NEW YORK (AP) _ The recent interest-rate surge has taken its toll on the corporate bond market - not only by driving down the value of securities but also by forcing many companies to significantly curb public borrowing.

″Investors can always reinvest in higher-yielding bonds ... (but) the borrower is the big loser,″ said Andrew Morse, a senior vice president at Drexel Burnham Lambert Inc. ″Companies have an instantaneous demand for capital.″

And without that capital, some companies may have to seek shorter, more restrictive loans from private banks to finance their high-priority projects or else put off future growth plans, experts said.

Interest rates have risen as much as two percentage points from last year, with the surge beginning in March, and bond prices have declined sharply - due partly to the dollar’s weakness on foreign exchange markets and fears of renewed inflation.
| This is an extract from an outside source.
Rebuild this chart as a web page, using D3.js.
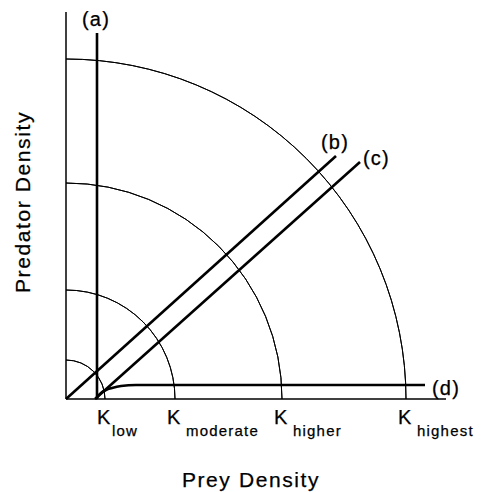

No one knows exactly how many companies have been forced to rethink their financing strategies due to the higher rates, and bond traders are reluctant to give specific instances.

But as Morse and other dealers noted, ″You can see the new issuance calander evaporate.″

Figures provided by Securities Data Corp., an independent financial research firm, show 114 new issues with a total value of $9.78 billion during the first 27 days of May.

That compares with the 201 issues worth $18.39 billion in the full month of April and the 217 issues worth $26.04 billion in March. During the first 27 days of May 1986, there were 140 issues worth $10.28 billion.

″I think there were a lot of people who felt they could get a better deal two, three, four, five weeks ago so why should they have to pay so much for their money,″ Michael Drahood, a corporate bond analyst for Smith Barney, Harris Upham & Co., said this past week.

John Griff, manager of Merrill Lynch Inc.’s syndicate department, which handles new issues, said companies sell bonds for two basic reasons: ″opportunistic and need.″

Those in the first category sell bonds to take advantage of superior market conditions - they know they can get the highest prices for their issues at the lowest interest rates. The others borrow because they have a pressing need.

″As the market moved lower no one perceived an opportunity (for borrowing) ... and nobody really needs the money that badly,″ Griff said. ″Nobody is doing that well ... because the economy isn’t that well.″

Griff said the drop in new corporate issues may eventually drive up prices of existing bonds while lowering rates because investors who had pulled out of the market will have extra cash to spend but the supply won’t be there to meet the demand.

In the meantime, though, investors have had to take some losses recently. Shearson Lehman Brothers’ corporate bond index, which measures nearly all investment-grade corporate debt issues, fell 3.29 percent in April. That meant the average bond bought at the beginning of April was worth 3.29 percent less by the end of the month. The index lost 0.4 percent in March following a modest increase in the two previous months.

As an exmaple, Southern Bell Telephone Co.’s 40-year bond sold at $1,000 face amount when issued last summer, rose to as much as $1,030 earlier this year but now is selling for around $885. Its yield is 8 5/8 percent.

When interest rates rise, existing bonds with lower rates fall in price until their yields equal those available on newly issued securities.

Rates on 30-year Treasury bonds leaped above 9 percent about two weeks ago for the first time in 15 months, although they have since backed off. The rates on corporate bonds are at least one percentage point higher than that of comparable government issues.